Short Answer
Technically speaking there is a difference between ethics, which is founded on language and argumentation, and altruism, which is behavior that is eusocial. In fact, altruism needn't even be psychological because it can occur at a biological level sufficiently far from consciousness (such as in ants) and is known as reciprocal altruism.
Long Answer
For something to be considered ethics it must according to IEP:
The field of ethics (or moral philosophy) involves systematizing, defending, and recommending concepts of right and wrong behavior.
Note that animals are not capable of arguing over concepts that require some form of grammar. Even other great apes who are capable of signing lack the capacity for ethical behavior based on their inability to use a full-fledged language that excludes signaling even with signs from sign language.
But animals are capable of eusocial behavior described well in E.O. Wilson's The Social Conquest of Earth, and ultimately that extends from at least ants to people.
From WP:
In evolutionary biology, reciprocal altruism is a behaviour whereby an organism acts in a manner that temporarily reduces its fitness while increasing another organism's fitness, with the expectation that the other organism will act in a similar manner at a later time. The concept was initially developed by Robert Trivers to explain the evolution of cooperation as instances of mutually altruistic acts. The concept is close to the strategy of "tit for tat" used in game theory.
To understand the link between genes and behavior, one has to ultimately understand that genes express proteins in organisms that are correlated to behavior through heredity and learning.

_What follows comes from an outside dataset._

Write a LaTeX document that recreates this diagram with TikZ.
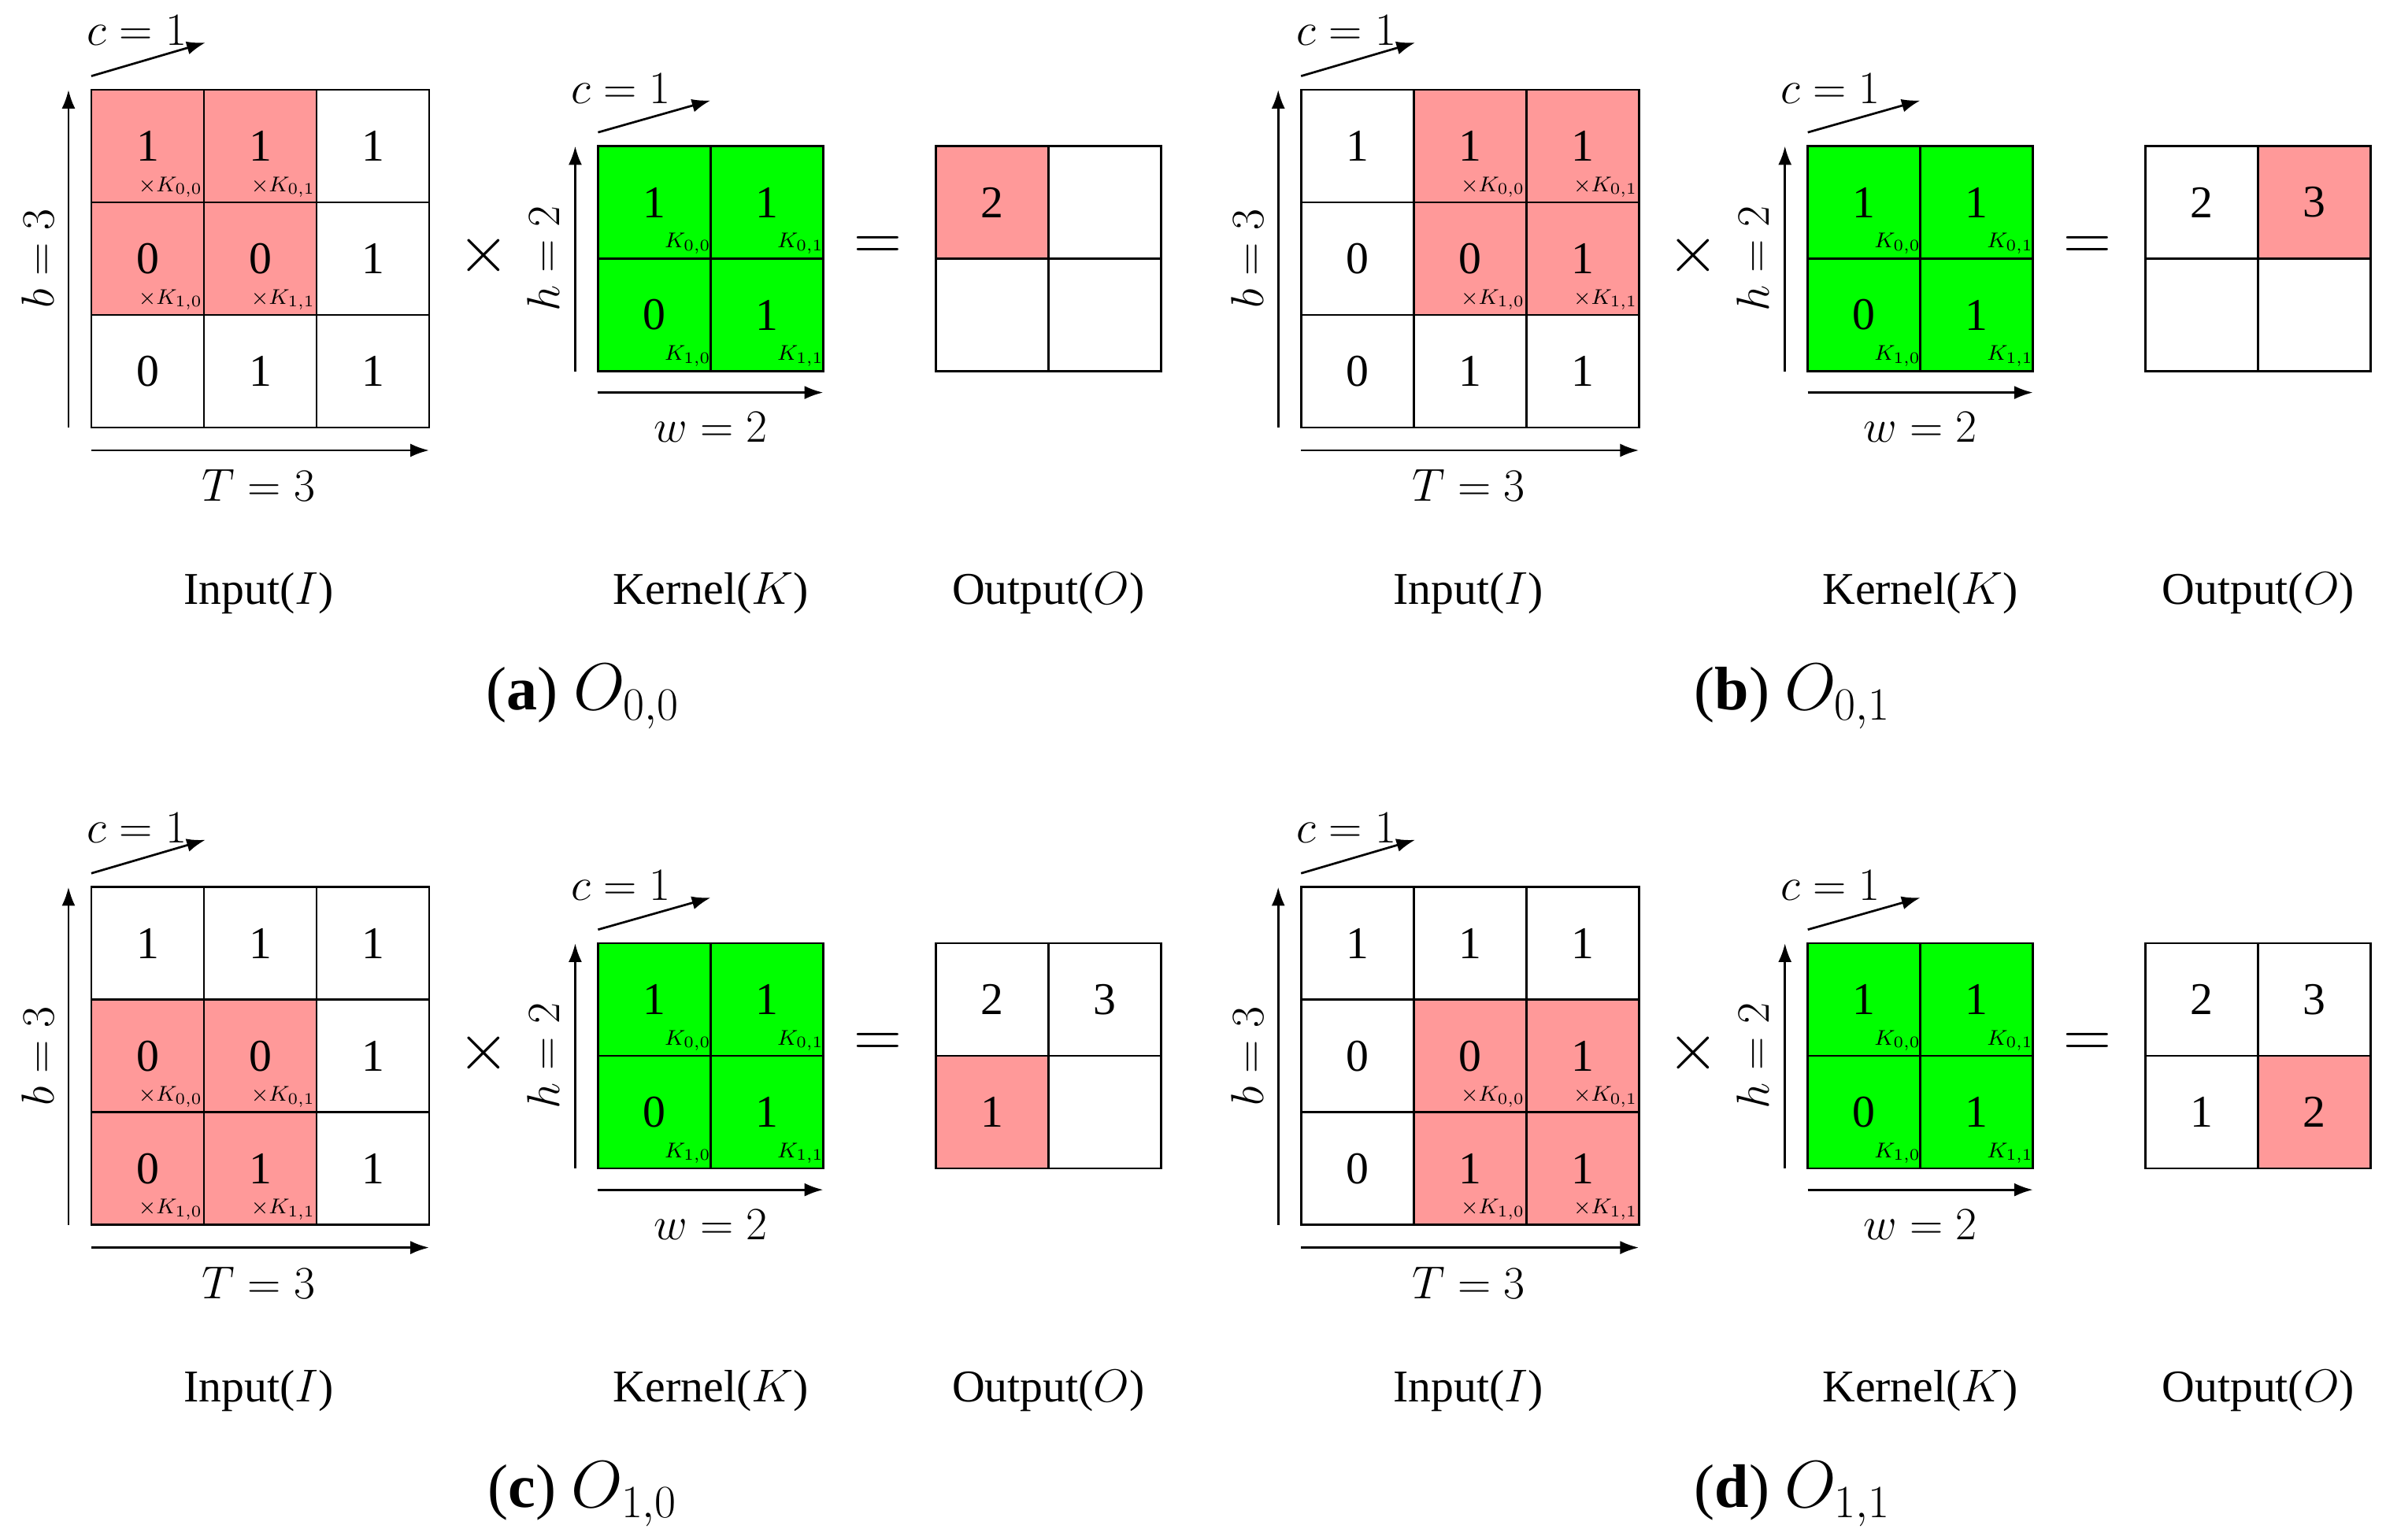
\documentclass[tikz,border=0pt]{standalone}
\usepackage{fontspec}
\setmainfont{Liberation Serif}
\usetikzlibrary{arrows.meta}
\definecolor{myred}{HTML}{FF9999}
\definecolor{mygreen}{HTML}{00FF00}
\tikzset{
 cell/.style={draw,line width=0.8pt,minimum size=1.48cm,inner sep=0pt,font=\fontsize{17}{17}\selectfont},
 ax/.style={-{Latex[length=7pt,width=5pt]},line width=0.8pt},
 lab/.style={font=\fontsize{17}{17}\selectfont},
 small/.style={font=\fontsize{8}{8}\selectfont,inner sep=0pt},
 captext/.style={font=\fontsize{23}{23}\selectfont}
}
\newcommand\drawpanel[7]{%
\begin{scope}[shift={(#2,#3)}]
 \foreach \r/\c/\v in {0/0/1,0/1/1,0/2/1,1/0/0,1/1/0,1/2/1,2/0/0,2/1/1,2/2/1}
   \node[cell] (#1i\r\c) at (97+74*\c,96+74*\r) {\v};
 \foreach \r/\c/\kr/\kc in {#4}{
   \node[cell,fill=myred] (#1i\r\c) at (97+74*\c,96+74*\r) {\ifnum\r=2 \ifnum\c=0 0\else 1\fi\else\ifnum\r=0 1\else\ifnum\c=2 1\else 0\fi\fi\fi};
   \node[small] (#1ik\r\c) at (112+74*\c,123+74*\r) {$\times K_{\kr,\kc}$};}
 \coordinate (#1v0) at (45,281); \coordinate (#1v1) at (45,59);
 \draw[ax] (#1v0) -- (#1v1);
 \node[lab,rotate=90] (#1b) at (25,170) {$b=3$};
 \coordinate (#1h0) at (60,296); \coordinate (#1h1) at (282,296);
 \draw[ax] (#1h0) -- (#1h1);
 \node[lab] (#1T) at (170,319) {$T=3$};
 \coordinate (#1d0) at (60,50); \coordinate (#1d1) at (135,28);
 \draw[ax] (#1d0) -- (#1d1);
 \node[lab] (#1c) at (90,20) {$c=1$};
 \node[font=\fontsize{34}{34}\selectfont] (#1x) at (318,168) {$\times$};
 \foreach \r/\c/\v in {0/0/1,0/1/1,1/0/0,1/1/1}{
   \node[cell,fill=mygreen] (#1k\r\c) at (430+74*\c,133+74*\r) {\v};
   \node[small] (#1kk\r\c) at (452+74*\c,160+74*\r) {$K_{\r,\c}$};}
 \coordinate (#1kv0) at (378,244); \coordinate (#1kv1) at (378,96);
 \draw[ax] (#1kv0) -- (#1kv1);
 \node[lab,rotate=90] (#1h) at (357,170) {$h=2$};
 \coordinate (#1kh0) at (393,258); \coordinate (#1kh1) at (541,258);
 \draw[ax] (#1kh0) -- (#1kh1);
 \node[lab] (#1w) at (467,281) {$w=2$};
 \coordinate (#1kd0) at (393,87); \coordinate (#1kd1) at (467,66);
 \draw[ax] (#1kd0) -- (#1kd1);
 \node[lab] (#1kc) at (408,58) {$c=1$};
 \node[font=\fontsize{34}{34}\selectfont] (#1eq) at (577,163) {$=$};
 \foreach \r/\c in {0/0,0/1,1/0,1/1}
   \node[cell] (#1o\r\c) at (652+74*\c,133+74*\r) {};
 \foreach \r/\c/\v/\f in {#5}
   \node[cell,fill=\f] (#1o\r\c) at (652+74*\c,133+74*\r) {\v};
 \node[lab] (#1li) at (170,390) {Input($I$)};
 \node[lab] (#1lk) at (467,390) {Kernel($K$)};
 \node[lab] (#1lo) at (689,390) {Output($O$)};
 \node[captext] (#1cap) at (383,458) {(\textbf{#6}) $O_{#7}$};
\end{scope}}
\begin{document}
\begin{tikzpicture}[x=0.02cm,y=-0.02cm]
\path[use as bounding box] (0,0) rectangle (1568,1012);
\drawpanel{a}{0}{0}{0/0/0/0,0/1/0/1,1/0/1/0,1/1/1/1}{0/0/2/myred}{a}{0,0}
\drawpanel{b}{795}{0}{0/1/0/0,0/2/0/1,1/1/1/0,1/2/1/1}{0/0/2/white,0/1/3/myred}{b}{0,1}
\drawpanel{c}{0}{524}{1/0/0/0,1/1/0/1,2/0/1/0,2/1/1/1}{0/0/2/white,0/1/3/white,1/0/1/myred}{c}{1,0}
\drawpanel{d}{795}{524}{1/1/0/0,1/2/0/1,2/1/1/0,2/2/1/1}{0/0/2/white,0/1/3/white,1/0/1/white,1/1/2/myred}{d}{1,1}
\end{tikzpicture}
\end{document}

This is the subject of study in behavioral epigenetics.
Strictly speaking, ethicists divide ethics up into 3 major branches:
- Meta-ethics, concerning the theoretical meaning and reference of moral propositions, and how their truth values (if any) can be determined
- Normative ethics, concerning the practical means of determining a moral course of action
- Applied ethics, concerning what a person is obligated (or permitted) to do in a specific situation or a particular domain of action.
What all of these have in common is the use of reason, so without reason, there can be not ethics.